Third, you cannot predict your performance problems in advance. Software developers are notoriously bad at this kind of prediction. The only sane way to deal with performance issues is to use sensible software design from the start, and deal with performance issues as they occur, using tools that tell you exactly where the performance problem lies.
The design you’re contemplating using MySQL is exactly the kind of design you should be contemplating. It will handle 95% of all traffic scenarios, and if you ever get to the point where you need to build a 5% website to replace the old one, you’ll have the money to do it.
To the already excellent answer of Robert Harvey, I’d like to add a couple of remarks:
- It is a very bad database design to create a table for every post, or even a table for every user’s post ! In a relational database, the structure should in principle be as determined as possible, and not be content dependent.
- You should not worry about the size. DBMS are designed to cope with volume. They use special data structures and indexes for that. And they have optimizers to analyze the best way to execute a query based on the table structures and the exsiting indexes, and the relative size of the tables.

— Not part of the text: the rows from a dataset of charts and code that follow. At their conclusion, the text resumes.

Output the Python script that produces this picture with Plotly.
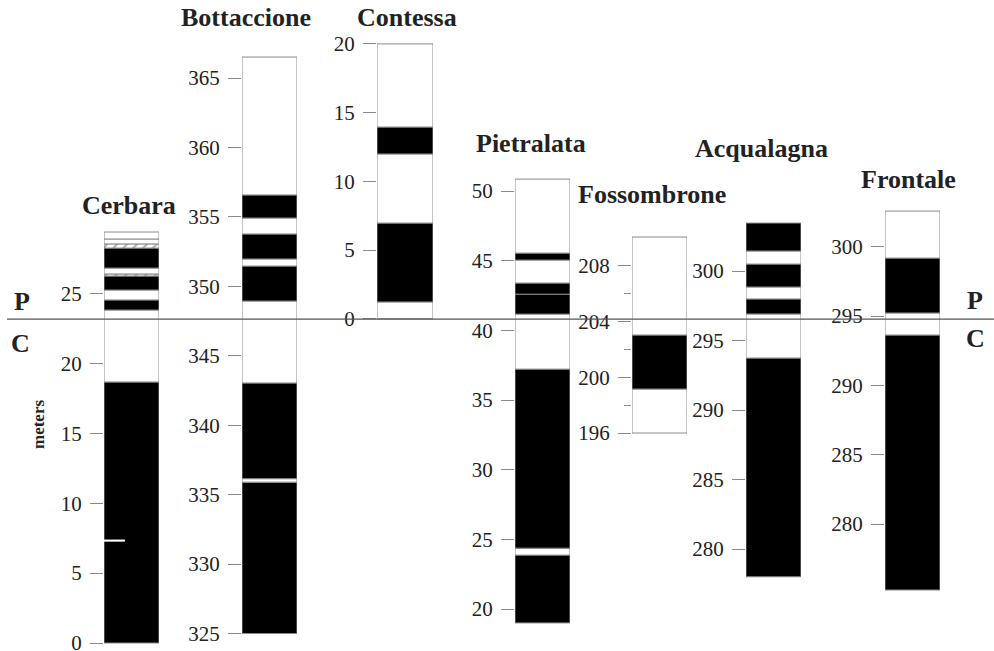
import plotly.graph_objects as go

# ---------------- data (meters, bottom -> top), polarity: N = normal (black), R = reversed (white), U = uncertain (hatched)
cerbara_bounds = [0.0, 18.67, 23.82, 24.54, 25.25, 26.25, 26.40, 26.82, 28.25, 28.55, 28.90, 29.40]
cerbara_pol = ["N", "R", "N", "R", "N", "U", "R", "N", "U", "R", "R"]
cerbara_short_rev = [7.25, 7.40]

bottaccione_bounds = [325.0, 335.90, 336.15, 343.04, 348.94, 351.46, 351.97, 353.77, 354.92, 356.58, 366.51]
bottaccione_pol = ["N", "R", "N", "R", "N", "R", "N", "R", "N", "R"]

contessa_bounds = [0.0, 1.22, 6.96, 11.99, 13.95, 20.0]
contessa_pol = ["R", "N", "R", "N", "R"]

pietralata_bounds = [19.0, 23.87, 24.37, 37.22, 41.17, 42.60, 43.40, 45.05, 45.55, 50.86]
pietralata_pol = ["N", "R", "N", "R", "N", "N", "R", "N", "R"]

fossombrone_bounds = [196.0, 199.16, 203.04, 210.08]
fossombrone_pol = ["R", "N", "R"]

acqualagna_bounds = [278.0, 293.74, 296.91, 297.99, 298.85, 300.50, 301.44, 303.45]
acqualagna_pol = ["N", "R", "N", "R", "N", "R", "N"]

frontale_bounds = [275.24, 293.63, 295.22, 299.18, 302.57]
frontale_pol = ["N", "R", "N", "R"]

section_names = ["Cerbara", "Bottaccione", "Contessa", "Pietralata", "Fossombrone", "Acqualagna", "Frontale"]

cerbara_ticks = [0, 5, 10, 15, 20, 25]
bottaccione_ticks = [325, 330, 335, 340, 345, 350, 355, 360, 365]
contessa_ticks = [0, 5, 10, 15, 20]
pietralata_ticks = [20, 25, 30, 35, 40, 45, 50]
fossombrone_ticks = [196, 200, 204, 208]
fossombrone_minor = [198, 202, 206]
acqualagna_ticks = [280, 285, 290, 295, 300]
frontale_ticks = [280, 285, 290, 295, 300]

cerbara_kpg = 23.17  # K/Pg (C/P) boundary level in Cerbara section

# ---------------- layout geometry (pixels) for each column
W, H = 994, 651
col_px = [(104, 159), (242, 297), (377, 433), (515, 570), (632, 687), (746, 801), (885, 940)]
y_ranges = [(-0.572, 45.995), (323.74, 370.617), (-24.185, 23.195), (16.985, 63.718),
            (180.339, 227.106), (272.662, 319.497), (270.84, 317.793)]

sections = [
    (cerbara_bounds, cerbara_pol, cerbara_ticks, None),
    (bottaccione_bounds, bottaccione_pol, bottaccione_ticks, None),
    (contessa_bounds, contessa_pol, contessa_ticks, None),
    (pietralata_bounds, pietralata_pol, pietralata_ticks, None),
    (fossombrone_bounds, fossombrone_pol, fossombrone_ticks, fossombrone_minor),
    (acqualagna_bounds, acqualagna_pol, acqualagna_ticks, None),
    (frontale_bounds, frontale_pol, frontale_ticks, None),
]

COL = {"N": "black", "R": "white", "U": "white"}
PAT = {"N": "", "R": "", "U": "/"}
EDGE = "#8a8a8a"
SERIF = "Liberation Serif"

fig = go.Figure()
layout = dict(
    width=W, height=H,
    margin=dict(l=0, r=0, t=0, b=0, autoexpand=False),
    paper_bgcolor="white", plot_bgcolor="white",
    showlegend=False, barmode="overlay",
)

for i, (bounds, pol, ticks, minor) in enumerate(sections):
    n = i + 1
    xa = "x" if n == 1 else f"x{n}"
    ya = "y" if n == 1 else f"y{n}"
    bases = bounds[:-1]
    heights = [b - a for a, b in zip(bounds[:-1], bounds[1:])]
    fig.add_trace(go.Bar(
        x=[0] * len(bases), y=heights, base=bases, width=1.0,
        xaxis=xa, yaxis=ya,
        marker=dict(color=[COL[p] for p in pol],
                    line=dict(color=EDGE, width=1),
                    pattern=dict(shape=[PAT[p] for p in pol], fgcolor="black",
                                 bgcolor="white", size=7, solidity=0.25)),
        hoverinfo="skip",
    ))
    x0, x1 = col_px[i]
    xkey = "xaxis" if n == 1 else f"xaxis{n}"
    ykey = "yaxis" if n == 1 else f"yaxis{n}"
    layout[xkey] = dict(domain=[x0 / W, x1 / W], range=[-0.5, 0.5], visible=False,
                        anchor=ya, fixedrange=True)
    yax = dict(domain=[0, 1], range=list(y_ranges[i]), anchor=xa, side="left",
               showgrid=False, zeroline=False, showline=False,
               tickmode="array", tickvals=ticks, ticks="outside", ticklen=13,
               tickcolor=EDGE, tickwidth=1, ticklabelstandoff=4,
               ticklabeloverflow="allow",
               tickfont=dict(family=SERIF, size=21, color="#222"), fixedrange=True)
    if minor:
        yax["minor"] = dict(tickmode="array", tickvals=minor, ticks="outside",
                            ticklen=7, tickcolor=EDGE, tickwidth=1, showgrid=False)
    layout[ykey] = yax

# short reversed sliver in Cerbara
fig.add_trace(go.Bar(
    x=[-0.31], y=[cerbara_short_rev[1] - cerbara_short_rev[0]], base=[cerbara_short_rev[0]],
    width=0.38, xaxis="x", yaxis="y", marker=dict(color="white", line=dict(width=0)),
    hoverinfo="skip"))

fig.update_layout(**layout)

# C/P boundary line across all sections
fig.add_shape(type="line", xref="paper", yref="y", x0=7 / W, x1=1, y0=cerbara_kpg, y1=cerbara_kpg,
              line=dict(color="#555", width=1.2), layer="above")

title_pos = [(129, 205), (246, 18), (407, 18), (531, 143), (652, 195), (761, 149), (908, 179)]
for name, (tx, ty) in zip(section_names, title_pos):
    fig.add_annotation(text=f"<b>{name}</b>", x=tx / W, y=1 - ty / H, xref="paper", yref="paper",
                       showarrow=False, xanchor="center", yanchor="middle",
                       font=dict(family=SERIF, size=26, color="#222"))

for txt, (tx, ty) in [("P", (22, 301)), ("C", (20, 343)), ("P", (975, 300)), ("C", (975, 338))]:
    fig.add_annotation(text=f"<b>{txt}</b>", x=tx / W, y=1 - ty / H, xref="paper", yref="paper",
                       showarrow=False, xanchor="center", yanchor="middle",
                       font=dict(family=SERIF, size=26, color="#222"))

fig.add_annotation(text="<b>meters</b>", x=38 / W, y=1 - 425 / H, xref="paper", yref="paper",
                   showarrow=False, textangle=-90, xanchor="center", yanchor="middle",
                   font=dict(family=SERIF, size=17, color="#222"))

fig.write_html("out.html", config={"displayModeBar": False},
               post_script="document.body.style.margin='0';document.body.style.padding='0';"
                           "document.body.style.overflow='hidden';")
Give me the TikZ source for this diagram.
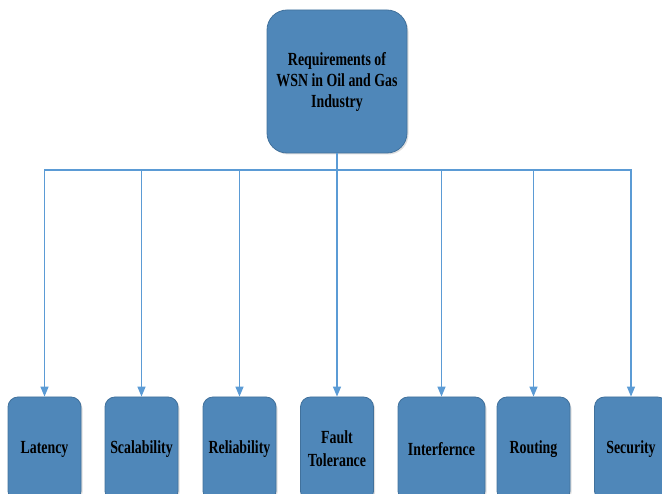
\documentclass[tikz,border=0pt]{standalone}
\usepackage{fontspec}
\setmainfont{Liberation Serif}[FakeStretch=0.75]
\usetikzlibrary{arrows.meta,shadows}
\definecolor{boxfill}{HTML}{4F87B9}
\definecolor{boxline}{HTML}{41719C}
\definecolor{wire}{HTML}{5B9BD5}
\tikzset{
  box/.style={draw=boxline, line width=0.8pt, fill=boxfill, align=center,
    font=\bfseries\fontsize{18.5}{23}\selectfont, text=black,
    drop shadow={opacity=0.25, shadow xshift=1.5pt, shadow yshift=-1.5pt}},
  topbox/.style={box, minimum width=140pt, minimum height=143pt,
    rounded corners=20pt, font=\bfseries\fontsize{18.5}{21}\selectfont},
  leaf/.style={box, minimum width=73pt, minimum height=104pt, rounded corners=10pt},
  wirepath/.style={draw=wire, line width=1.3pt},
  arr/.style={wirepath, -{Triangle[length=10pt,width=8pt]}}
}
\begin{document}
\begin{tikzpicture}[x=1pt,y=-1pt]
  \useasboundingbox (0,0) rectangle (662,494);
  \clip (0,0) rectangle (662,494);
  % root node
  \node[topbox] (root) at (337,81.5) {Requirements of\\WSN in Oil and Gas\\Industry};
  % bus level
  \coordinate (bus) at (337,170);
  % leaf nodes
  \node[leaf] (lat) at (44.5,449) {Latency};
  \node[leaf] (sca) at (141.5,449) {Scalability};
  \node[leaf] (rel) at (239.5,449) {Reliability};
  \node[leaf] (ft)  at (337,449) {Fault\\Tolerance};
  \node[leaf, minimum width=87pt] (int) at (441.5,449) {Interfernce};
  \node[leaf] (rou) at (533.5,449) {Routing};
  \node[leaf] (sec) at (631,449) {Security};
  % connectors
  \draw[wirepath] (root.south) -- (bus);
  \foreach \n in {lat,sca,rel,ft,int,rou,sec}
    \draw[arr] (bus) -| (\n.north);
\end{tikzpicture}
\end{document}
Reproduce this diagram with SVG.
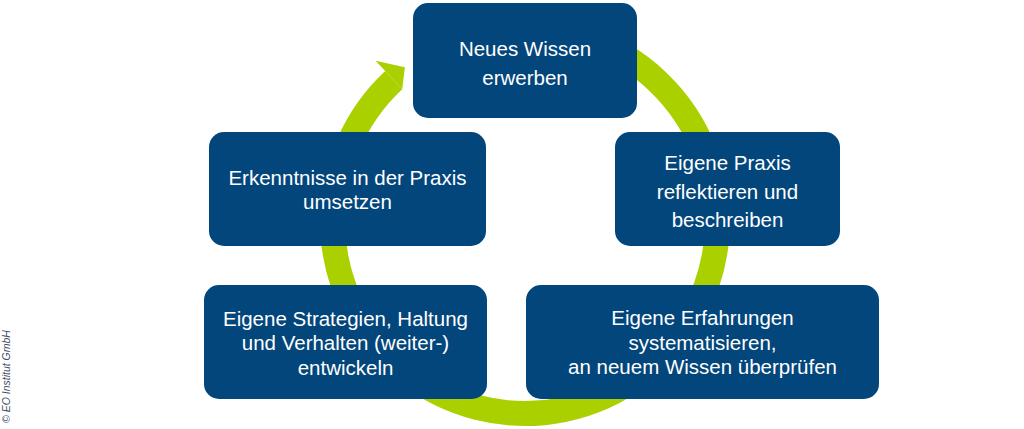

- For instance InnoDB use b+trees for indexes. These are similar to binary trees but designed taking into account a paged access in a database file. To find any record among 37,5 billion requires maximum 11 disk accesses (if there are 10 index entries per file page, 6 accesses if there are 100 entries per page).
- You need to look for an optimal structure and avoid redundant data. So it could makes sense to have a large table for the posts , and another for other events related to the posts (referring to the post’s id). To be analyzed, but you could further distinguish the comments, from the likes and the shares, as these all enrich the event data (user, time, related post) with different data (comment, degree of liking, etc.)
- a database is stored in several tablespaces, each of which is composed of one or several files. According to the documetnation that you’ve referenced, the size of a table is limited by the maximum filesize of the operating system (It’s smaler than the 64TB that you mention). If I understand correctly, the InnoDB has to be in a single tablespace, which puts an upper limit to all the tables in your scheme. Until you reach these limits, you’ll have some time to think about a partitionning scheme (to distribute data between two or more databases), and perhaps you can then afford more powerful RDBMS (some have the limits at 64K tablespaces x 128 TB per tablespace).